WRITTEN EXERCISE: Leave out the pictures and repeat the rest of the material exactly.
** start DATASET RECORDS **
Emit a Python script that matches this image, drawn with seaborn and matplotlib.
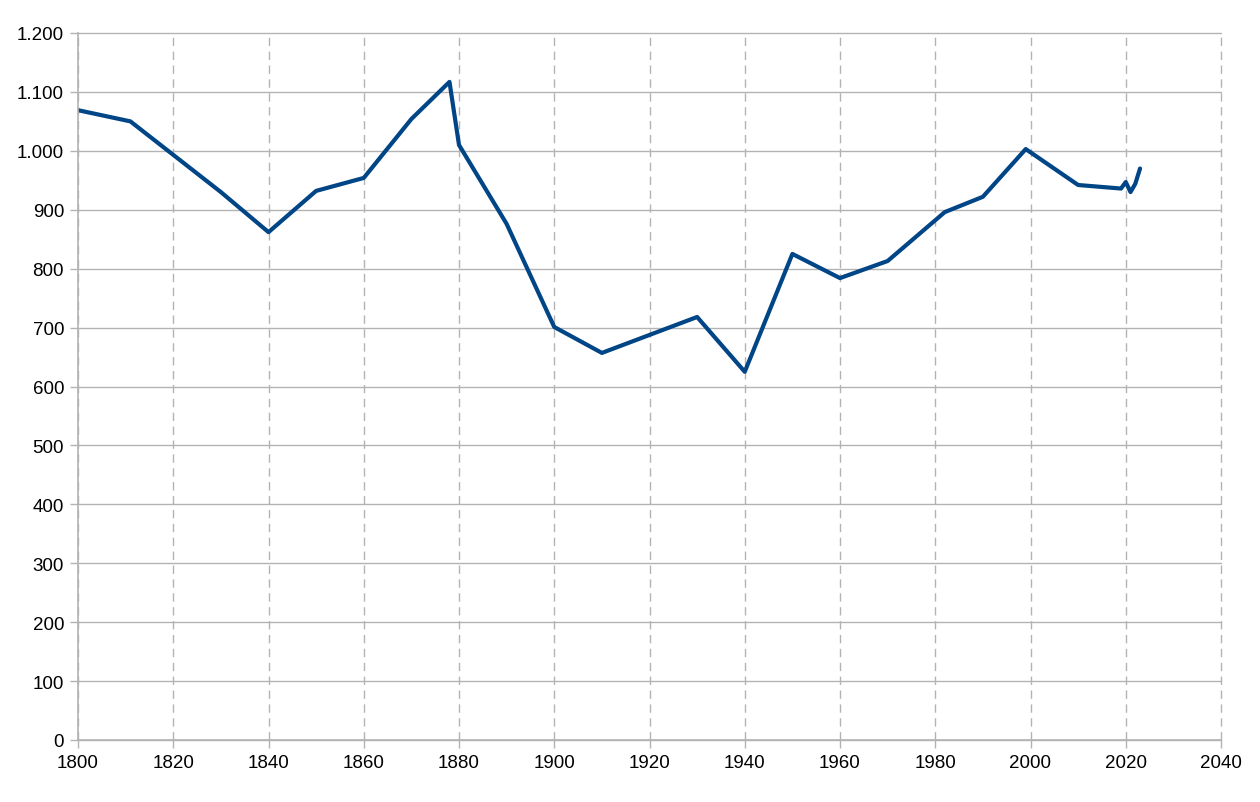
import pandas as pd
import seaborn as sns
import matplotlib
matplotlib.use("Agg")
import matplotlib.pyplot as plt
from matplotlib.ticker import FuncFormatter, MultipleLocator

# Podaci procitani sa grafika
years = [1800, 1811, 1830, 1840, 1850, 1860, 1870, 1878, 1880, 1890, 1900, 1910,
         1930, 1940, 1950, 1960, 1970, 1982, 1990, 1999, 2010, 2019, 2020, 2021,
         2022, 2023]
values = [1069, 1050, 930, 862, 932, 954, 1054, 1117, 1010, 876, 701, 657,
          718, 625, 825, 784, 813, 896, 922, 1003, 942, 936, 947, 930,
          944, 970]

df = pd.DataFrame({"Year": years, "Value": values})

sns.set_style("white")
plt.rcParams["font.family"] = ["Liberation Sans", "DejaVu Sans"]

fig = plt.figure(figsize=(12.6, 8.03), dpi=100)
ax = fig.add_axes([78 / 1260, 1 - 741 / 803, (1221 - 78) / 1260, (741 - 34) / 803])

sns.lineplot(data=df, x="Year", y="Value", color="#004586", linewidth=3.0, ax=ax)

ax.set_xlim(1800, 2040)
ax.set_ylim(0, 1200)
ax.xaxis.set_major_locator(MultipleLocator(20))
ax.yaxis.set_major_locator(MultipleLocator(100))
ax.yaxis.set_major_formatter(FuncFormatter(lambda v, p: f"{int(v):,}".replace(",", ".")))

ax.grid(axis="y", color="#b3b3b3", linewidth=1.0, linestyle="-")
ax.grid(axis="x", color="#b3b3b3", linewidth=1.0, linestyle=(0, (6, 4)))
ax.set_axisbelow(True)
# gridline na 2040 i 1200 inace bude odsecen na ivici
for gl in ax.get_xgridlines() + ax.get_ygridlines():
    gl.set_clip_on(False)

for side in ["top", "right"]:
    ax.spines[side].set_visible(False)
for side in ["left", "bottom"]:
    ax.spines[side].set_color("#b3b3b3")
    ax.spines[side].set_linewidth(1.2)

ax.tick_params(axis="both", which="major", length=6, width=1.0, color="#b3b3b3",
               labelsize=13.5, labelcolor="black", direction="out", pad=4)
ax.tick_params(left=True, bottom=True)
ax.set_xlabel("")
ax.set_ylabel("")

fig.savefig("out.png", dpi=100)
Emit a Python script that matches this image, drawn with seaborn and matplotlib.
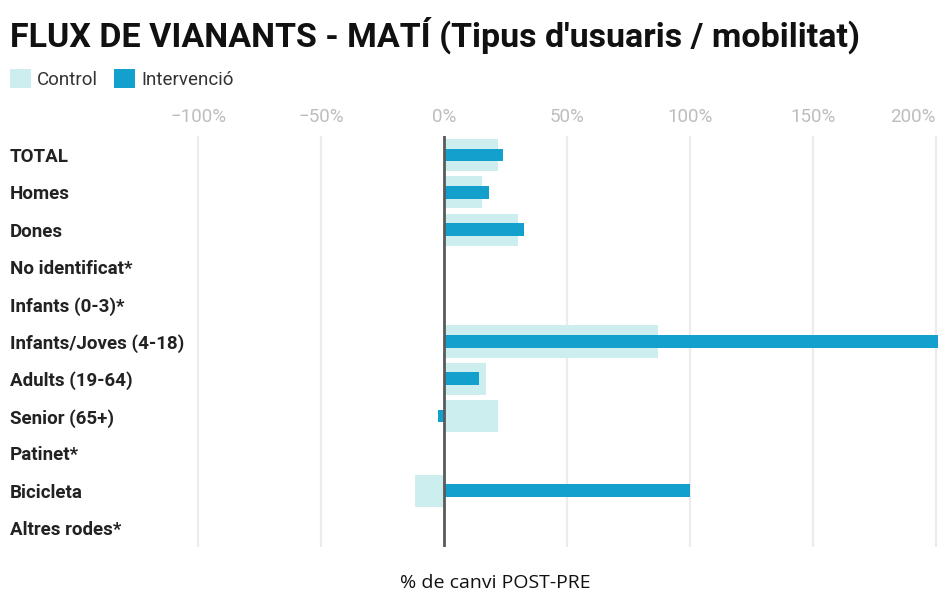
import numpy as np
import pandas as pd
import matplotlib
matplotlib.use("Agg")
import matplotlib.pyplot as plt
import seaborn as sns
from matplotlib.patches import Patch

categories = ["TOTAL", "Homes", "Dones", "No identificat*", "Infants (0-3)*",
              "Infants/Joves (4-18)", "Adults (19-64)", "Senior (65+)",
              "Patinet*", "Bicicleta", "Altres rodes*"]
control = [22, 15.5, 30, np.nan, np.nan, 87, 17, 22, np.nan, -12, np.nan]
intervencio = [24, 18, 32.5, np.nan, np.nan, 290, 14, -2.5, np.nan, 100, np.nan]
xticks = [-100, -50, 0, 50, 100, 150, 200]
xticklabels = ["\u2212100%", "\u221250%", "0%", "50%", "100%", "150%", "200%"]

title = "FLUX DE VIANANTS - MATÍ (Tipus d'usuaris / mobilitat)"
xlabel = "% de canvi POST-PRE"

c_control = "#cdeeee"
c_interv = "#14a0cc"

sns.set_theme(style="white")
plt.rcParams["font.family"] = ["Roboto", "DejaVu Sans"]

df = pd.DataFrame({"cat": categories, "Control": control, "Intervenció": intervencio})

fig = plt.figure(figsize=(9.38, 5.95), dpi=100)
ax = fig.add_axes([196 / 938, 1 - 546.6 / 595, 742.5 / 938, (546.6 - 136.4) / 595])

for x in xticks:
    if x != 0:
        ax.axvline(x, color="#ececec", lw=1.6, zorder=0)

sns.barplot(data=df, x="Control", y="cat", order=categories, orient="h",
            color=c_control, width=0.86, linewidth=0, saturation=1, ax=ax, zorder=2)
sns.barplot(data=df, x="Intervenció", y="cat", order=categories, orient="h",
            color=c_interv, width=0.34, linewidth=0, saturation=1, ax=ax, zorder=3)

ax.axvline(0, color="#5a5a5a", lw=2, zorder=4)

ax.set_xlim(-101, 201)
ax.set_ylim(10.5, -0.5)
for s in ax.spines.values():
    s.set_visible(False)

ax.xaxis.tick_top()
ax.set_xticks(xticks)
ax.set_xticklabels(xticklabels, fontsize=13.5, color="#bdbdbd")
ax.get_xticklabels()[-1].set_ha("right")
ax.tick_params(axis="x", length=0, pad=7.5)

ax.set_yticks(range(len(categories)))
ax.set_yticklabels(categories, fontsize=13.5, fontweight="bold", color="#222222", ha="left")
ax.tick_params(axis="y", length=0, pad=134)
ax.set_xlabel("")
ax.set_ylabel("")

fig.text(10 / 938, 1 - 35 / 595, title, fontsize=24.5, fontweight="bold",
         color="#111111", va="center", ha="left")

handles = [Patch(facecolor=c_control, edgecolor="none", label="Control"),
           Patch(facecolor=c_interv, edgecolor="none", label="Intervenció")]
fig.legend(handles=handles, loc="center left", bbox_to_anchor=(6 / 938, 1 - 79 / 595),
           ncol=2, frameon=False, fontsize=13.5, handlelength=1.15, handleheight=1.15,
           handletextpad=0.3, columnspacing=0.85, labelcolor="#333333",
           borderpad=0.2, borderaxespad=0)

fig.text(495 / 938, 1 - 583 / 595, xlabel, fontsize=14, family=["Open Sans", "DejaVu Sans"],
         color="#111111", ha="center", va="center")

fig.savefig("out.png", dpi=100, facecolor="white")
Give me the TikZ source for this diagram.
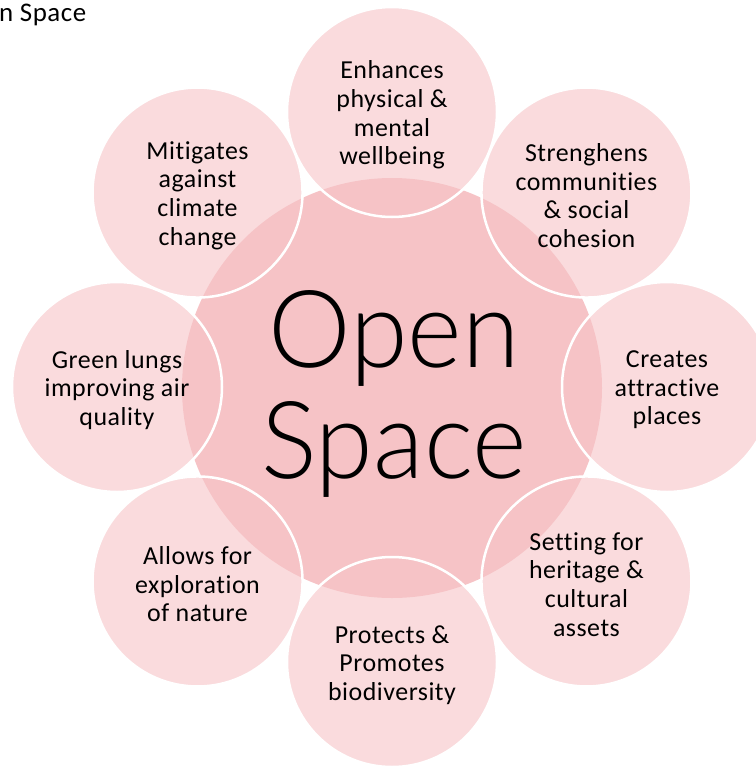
** end DATASET RECORDS **
RESPONSE TO THIS EXERCISE:
Emit a Python script that matches this image, drawn with seaborn and matplotlib.
import pandas as pd
import seaborn as sns
import matplotlib
matplotlib.use("Agg")
import matplotlib.pyplot as plt
from matplotlib.ticker import FuncFormatter, MultipleLocator

# Podaci procitani sa grafika
years = [1800, 1811, 1830, 1840, 1850, 1860, 1870, 1878, 1880, 1890, 1900, 1910,
         1930, 1940, 1950, 1960, 1970, 1982, 1990, 1999, 2010, 2019, 2020, 2021,
         2022, 2023]
values = [1069, 1050, 930, 862, 932, 954, 1054, 1117, 1010, 876, 701, 657,
          718, 625, 825, 784, 813, 896, 922, 1003, 942, 936, 947, 930,
          944, 970]

df = pd.DataFrame({"Year": years, "Value": values})

sns.set_style("white")
plt.rcParams["font.family"] = ["Liberation Sans", "DejaVu Sans"]

fig = plt.figure(figsize=(12.6, 8.03), dpi=100)
ax = fig.add_axes([78 / 1260, 1 - 741 / 803, (1221 - 78) / 1260, (741 - 34) / 803])

sns.lineplot(data=df, x="Year", y="Value", color="#004586", linewidth=3.0, ax=ax)

ax.set_xlim(1800, 2040)
ax.set_ylim(0, 1200)
ax.xaxis.set_major_locator(MultipleLocator(20))
ax.yaxis.set_major_locator(MultipleLocator(100))
ax.yaxis.set_major_formatter(FuncFormatter(lambda v, p: f"{int(v):,}".replace(",", ".")))

ax.grid(axis="y", color="#b3b3b3", linewidth=1.0, linestyle="-")
ax.grid(axis="x", color="#b3b3b3", linewidth=1.0, linestyle=(0, (6, 4)))
ax.set_axisbelow(True)
# gridline na 2040 i 1200 inace bude odsecen na ivici
for gl in ax.get_xgridlines() + ax.get_ygridlines():
    gl.set_clip_on(False)

for side in ["top", "right"]:
    ax.spines[side].set_visible(False)
for side in ["left", "bottom"]:
    ax.spines[side].set_color("#b3b3b3")
    ax.spines[side].set_linewidth(1.2)

ax.tick_params(axis="both", which="major", length=6, width=1.0, color="#b3b3b3",
               labelsize=13.5, labelcolor="black", direction="out", pad=4)
ax.tick_params(left=True, bottom=True)
ax.set_xlabel("")
ax.set_ylabel("")

fig.savefig("out.png", dpi=100)
Emit a Python script that matches this image, drawn with seaborn and matplotlib.
import numpy as np
import pandas as pd
import matplotlib
matplotlib.use("Agg")
import matplotlib.pyplot as plt
import seaborn as sns
from matplotlib.patches import Patch

categories = ["TOTAL", "Homes", "Dones", "No identificat*", "Infants (0-3)*",
              "Infants/Joves (4-18)", "Adults (19-64)", "Senior (65+)",
              "Patinet*", "Bicicleta", "Altres rodes*"]
control = [22, 15.5, 30, np.nan, np.nan, 87, 17, 22, np.nan, -12, np.nan]
intervencio = [24, 18, 32.5, np.nan, np.nan, 290, 14, -2.5, np.nan, 100, np.nan]
xticks = [-100, -50, 0, 50, 100, 150, 200]
xticklabels = ["\u2212100%", "\u221250%", "0%", "50%", "100%", "150%", "200%"]

title = "FLUX DE VIANANTS - MATÍ (Tipus d'usuaris / mobilitat)"
xlabel = "% de canvi POST-PRE"

c_control = "#cdeeee"
c_interv = "#14a0cc"

sns.set_theme(style="white")
plt.rcParams["font.family"] = ["Roboto", "DejaVu Sans"]

df = pd.DataFrame({"cat": categories, "Control": control, "Intervenció": intervencio})

fig = plt.figure(figsize=(9.38, 5.95), dpi=100)
ax = fig.add_axes([196 / 938, 1 - 546.6 / 595, 742.5 / 938, (546.6 - 136.4) / 595])

for x in xticks:
    if x != 0:
        ax.axvline(x, color="#ececec", lw=1.6, zorder=0)

sns.barplot(data=df, x="Control", y="cat", order=categories, orient="h",
            color=c_control, width=0.86, linewidth=0, saturation=1, ax=ax, zorder=2)
sns.barplot(data=df, x="Intervenció", y="cat", order=categories, orient="h",
            color=c_interv, width=0.34, linewidth=0, saturation=1, ax=ax, zorder=3)

ax.axvline(0, color="#5a5a5a", lw=2, zorder=4)

ax.set_xlim(-101, 201)
ax.set_ylim(10.5, -0.5)
for s in ax.spines.values():
    s.set_visible(False)

ax.xaxis.tick_top()
ax.set_xticks(xticks)
ax.set_xticklabels(xticklabels, fontsize=13.5, color="#bdbdbd")
ax.get_xticklabels()[-1].set_ha("right")
ax.tick_params(axis="x", length=0, pad=7.5)

ax.set_yticks(range(len(categories)))
ax.set_yticklabels(categories, fontsize=13.5, fontweight="bold", color="#222222", ha="left")
ax.tick_params(axis="y", length=0, pad=134)
ax.set_xlabel("")
ax.set_ylabel("")

fig.text(10 / 938, 1 - 35 / 595, title, fontsize=24.5, fontweight="bold",
         color="#111111", va="center", ha="left")

handles = [Patch(facecolor=c_control, edgecolor="none", label="Control"),
           Patch(facecolor=c_interv, edgecolor="none", label="Intervenció")]
fig.legend(handles=handles, loc="center left", bbox_to_anchor=(6 / 938, 1 - 79 / 595),
           ncol=2, frameon=False, fontsize=13.5, handlelength=1.15, handleheight=1.15,
           handletextpad=0.3, columnspacing=0.85, labelcolor="#333333",
           borderpad=0.2, borderaxespad=0)

fig.text(495 / 938, 1 - 583 / 595, xlabel, fontsize=14, family=["Open Sans", "DejaVu Sans"],
         color="#111111", ha="center", va="center")

fig.savefig("out.png", dpi=100, facecolor="white")
Give me the TikZ source for this diagram.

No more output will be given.